Steven Young Lee’s Old Glory, represents a ruptured sense of personal Korean American identity—the traditional vessel form is punctured before firing and adorned with a glossy red, white, and blue American flag. As resident artist director of the Archie Bray Foundation for the Ceramic Arts in Helena, Montana, his practice is heavily rooted in the history of porcelain yet he uses deconstruction and imperfection to create objects that offer “harmony through dissonance”—a concept highly sought after in the simple elegance and imperfections of the traditional Moon Jar. Young Sook Park partnered with jeweler Charles de Viel Castel to create the Uju Vessel, a porcelain Moon Jar inlaid with a constellation of over 30 carats of precious diamonds. Showcasing the traditional Korean porcelain techniques for which Park is internationally renowned, and her deep appreciation for the history of the craft, the Uju Vessel pushes the limitations of the delicate material and submits the form to new forces when drilling and inlaying each diamond by hand. The result is a convergence of trust, vision, and tension, built on mutual admiration and reverence for the integrity of clay and stone.

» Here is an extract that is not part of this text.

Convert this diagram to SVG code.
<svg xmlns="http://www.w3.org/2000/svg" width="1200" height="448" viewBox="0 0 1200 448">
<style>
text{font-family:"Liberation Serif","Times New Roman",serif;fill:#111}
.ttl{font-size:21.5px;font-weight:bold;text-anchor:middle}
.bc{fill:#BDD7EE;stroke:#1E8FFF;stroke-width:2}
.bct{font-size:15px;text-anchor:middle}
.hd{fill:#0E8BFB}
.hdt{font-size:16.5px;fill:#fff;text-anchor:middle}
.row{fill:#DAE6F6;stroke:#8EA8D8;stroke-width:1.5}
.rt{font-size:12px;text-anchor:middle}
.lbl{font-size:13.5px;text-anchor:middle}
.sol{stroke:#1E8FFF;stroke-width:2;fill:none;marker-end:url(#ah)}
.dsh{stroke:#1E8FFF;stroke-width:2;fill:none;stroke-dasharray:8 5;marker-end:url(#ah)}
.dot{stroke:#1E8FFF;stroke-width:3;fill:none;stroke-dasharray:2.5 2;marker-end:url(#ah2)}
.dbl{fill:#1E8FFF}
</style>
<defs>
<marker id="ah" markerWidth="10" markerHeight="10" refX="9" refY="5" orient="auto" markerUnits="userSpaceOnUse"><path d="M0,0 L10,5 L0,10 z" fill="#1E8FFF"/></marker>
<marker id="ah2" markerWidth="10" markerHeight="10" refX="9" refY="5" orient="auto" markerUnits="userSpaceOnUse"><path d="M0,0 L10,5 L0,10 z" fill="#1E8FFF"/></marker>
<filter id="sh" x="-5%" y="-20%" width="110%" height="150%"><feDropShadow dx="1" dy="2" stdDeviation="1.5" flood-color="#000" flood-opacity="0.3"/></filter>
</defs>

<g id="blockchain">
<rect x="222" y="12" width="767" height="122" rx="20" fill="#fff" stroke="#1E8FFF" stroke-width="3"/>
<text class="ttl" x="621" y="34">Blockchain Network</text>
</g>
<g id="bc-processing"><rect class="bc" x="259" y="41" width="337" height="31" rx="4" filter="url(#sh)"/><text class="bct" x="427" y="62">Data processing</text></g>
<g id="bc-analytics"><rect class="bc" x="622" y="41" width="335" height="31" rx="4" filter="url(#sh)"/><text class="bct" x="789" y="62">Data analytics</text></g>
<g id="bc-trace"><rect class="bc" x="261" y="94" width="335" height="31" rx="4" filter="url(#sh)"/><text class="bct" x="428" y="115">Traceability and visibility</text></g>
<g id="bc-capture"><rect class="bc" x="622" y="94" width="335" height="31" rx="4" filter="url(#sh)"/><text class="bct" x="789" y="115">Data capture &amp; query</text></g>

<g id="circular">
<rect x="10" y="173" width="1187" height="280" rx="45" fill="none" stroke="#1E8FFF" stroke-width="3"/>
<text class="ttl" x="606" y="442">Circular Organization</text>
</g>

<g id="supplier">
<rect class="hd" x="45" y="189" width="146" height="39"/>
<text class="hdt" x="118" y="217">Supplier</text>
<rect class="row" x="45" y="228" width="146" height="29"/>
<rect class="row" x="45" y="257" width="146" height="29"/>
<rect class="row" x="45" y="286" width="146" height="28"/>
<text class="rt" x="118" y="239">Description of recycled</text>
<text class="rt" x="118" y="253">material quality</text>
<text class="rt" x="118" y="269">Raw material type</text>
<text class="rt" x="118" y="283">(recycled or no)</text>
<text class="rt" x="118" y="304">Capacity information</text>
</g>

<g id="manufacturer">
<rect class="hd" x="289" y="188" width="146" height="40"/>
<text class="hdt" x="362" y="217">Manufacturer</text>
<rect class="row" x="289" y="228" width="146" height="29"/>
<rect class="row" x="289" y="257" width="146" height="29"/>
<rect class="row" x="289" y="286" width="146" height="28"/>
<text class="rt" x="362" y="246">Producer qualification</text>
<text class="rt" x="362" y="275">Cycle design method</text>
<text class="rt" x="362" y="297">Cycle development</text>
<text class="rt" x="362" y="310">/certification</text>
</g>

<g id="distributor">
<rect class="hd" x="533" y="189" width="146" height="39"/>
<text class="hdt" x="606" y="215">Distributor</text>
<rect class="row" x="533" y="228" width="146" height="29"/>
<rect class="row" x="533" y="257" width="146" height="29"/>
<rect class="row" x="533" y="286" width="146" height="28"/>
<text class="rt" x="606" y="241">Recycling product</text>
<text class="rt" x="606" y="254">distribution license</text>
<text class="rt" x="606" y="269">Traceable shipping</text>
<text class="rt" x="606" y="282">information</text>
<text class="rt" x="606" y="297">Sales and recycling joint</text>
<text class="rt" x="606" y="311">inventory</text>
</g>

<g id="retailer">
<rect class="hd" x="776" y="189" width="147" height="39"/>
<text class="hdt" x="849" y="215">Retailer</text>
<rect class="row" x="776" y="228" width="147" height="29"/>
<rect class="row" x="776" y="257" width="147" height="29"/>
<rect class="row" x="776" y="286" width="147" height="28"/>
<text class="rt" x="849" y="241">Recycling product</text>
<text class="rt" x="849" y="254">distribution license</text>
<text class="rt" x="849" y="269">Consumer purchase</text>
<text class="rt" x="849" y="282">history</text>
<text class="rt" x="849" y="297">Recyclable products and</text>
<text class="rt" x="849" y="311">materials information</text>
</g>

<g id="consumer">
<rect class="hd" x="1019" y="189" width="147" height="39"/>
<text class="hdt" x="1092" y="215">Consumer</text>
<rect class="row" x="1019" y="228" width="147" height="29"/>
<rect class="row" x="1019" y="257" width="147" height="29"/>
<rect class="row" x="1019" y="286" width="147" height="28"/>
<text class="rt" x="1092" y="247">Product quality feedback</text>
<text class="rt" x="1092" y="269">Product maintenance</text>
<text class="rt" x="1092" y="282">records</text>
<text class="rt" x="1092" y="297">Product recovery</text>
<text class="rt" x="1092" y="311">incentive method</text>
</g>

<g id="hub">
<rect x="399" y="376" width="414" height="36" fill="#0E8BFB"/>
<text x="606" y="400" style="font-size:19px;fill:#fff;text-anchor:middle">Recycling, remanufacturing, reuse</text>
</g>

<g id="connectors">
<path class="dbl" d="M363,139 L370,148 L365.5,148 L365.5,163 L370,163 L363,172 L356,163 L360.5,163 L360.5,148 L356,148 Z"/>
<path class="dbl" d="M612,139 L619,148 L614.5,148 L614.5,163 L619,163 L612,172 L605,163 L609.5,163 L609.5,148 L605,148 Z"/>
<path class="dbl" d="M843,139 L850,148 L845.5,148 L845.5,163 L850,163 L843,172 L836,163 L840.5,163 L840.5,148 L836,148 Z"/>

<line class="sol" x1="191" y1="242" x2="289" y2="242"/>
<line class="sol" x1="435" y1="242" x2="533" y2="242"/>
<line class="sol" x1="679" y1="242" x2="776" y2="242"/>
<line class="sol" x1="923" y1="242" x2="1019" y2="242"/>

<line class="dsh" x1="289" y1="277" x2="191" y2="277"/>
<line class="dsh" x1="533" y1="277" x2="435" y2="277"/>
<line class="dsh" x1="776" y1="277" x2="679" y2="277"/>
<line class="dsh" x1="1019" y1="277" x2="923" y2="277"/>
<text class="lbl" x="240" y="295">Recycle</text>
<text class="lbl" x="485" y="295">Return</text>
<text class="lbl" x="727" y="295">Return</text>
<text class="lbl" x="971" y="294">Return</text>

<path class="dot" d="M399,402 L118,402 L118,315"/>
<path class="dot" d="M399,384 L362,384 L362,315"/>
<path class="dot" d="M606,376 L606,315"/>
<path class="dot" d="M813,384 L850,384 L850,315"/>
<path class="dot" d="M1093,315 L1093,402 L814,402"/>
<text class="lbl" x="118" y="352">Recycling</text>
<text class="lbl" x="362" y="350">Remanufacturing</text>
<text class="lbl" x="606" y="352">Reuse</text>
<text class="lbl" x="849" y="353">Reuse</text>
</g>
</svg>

Inspired by the phrase “해를 품은 달” (The Moon Embracing the Sun), Soojin Choi’s Moon Jars, Full Moon Eclipse and Red Moon Eclipse, explore the nuanced interplay of light and shadow - introducing figuration and cutouts to the traditional form. Similar to the moon embracing the sun in an eclipse, these works delve into the delicate equilibrium between light and dark, presenting a visual narrative of human emotions within the celestial embrace of time and circumstances. Jay Sae Jung Oh, Jaiik Lee, Kwangho Lee, and Minjae Kim’s Moon Jars deviate radically from the traditional porcelain craft with the use of innovative materials and techniques. Jaiik Lee’s Transition Cora and Transition Stratus, take inspiration from the variation and imperfections present in the Moon Jars’ assembled hemispheres: each vessel is made of several meticulous cuts of copper, the seams of each vessel are accentuated with visible welding points, then meticulously painted, sanded, and fired with layers of deep porcelain color and gold leaf.

Kwangho Lee’s Moon Jars introduce 3D printing technologies to achievean intricate woven surface impossible to achieve by the human hand with ceramic. They honor the moon-like form, while pushing the medium to new limits as contemporary processes catch up to aesthetic innovation.

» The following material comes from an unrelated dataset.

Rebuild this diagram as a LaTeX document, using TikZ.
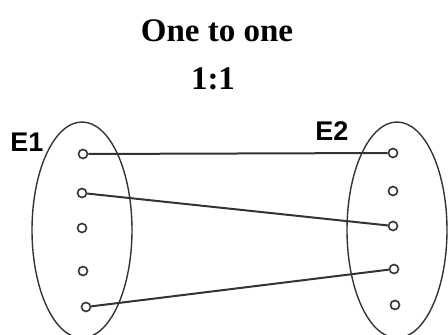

Growing up in Korea, Minjae Kim remembers visiting the highly coveted Moon Jars at institutions and galleries lifted out of reach on high pedestals, away from admiring hands - yet so humble in form original intent. Through years of experimentation with resin, Kim developed a Moon Jar of his own, nearly impervious to destruction and far more accessible in its material, composed of rope and fiberglass.

Similarly, Jay Sae Jung Oh’s Salvage Moon Jar employs her hallmark woven leather cord technique to craft not one, but several, interconnected moon jars in an assemblage that showcases her meticulous craftsmanship. She emphases the Moon Jar’s circularity and non-linearity through her surface patterning, speaking poetically to the interconnected nature of humans and the moon.

In an era defined by rapid change, these Moon Jars serve as a poignant reminder of the enduring relevance of tradition in shaping contemporary artistic landscapes. The artists, inspired by the Moon Jar’s timeless elegance, bridge studied craftsmanship with conceptual rigor and experimentation, inviting viewers to contemplate the intersection of past and present.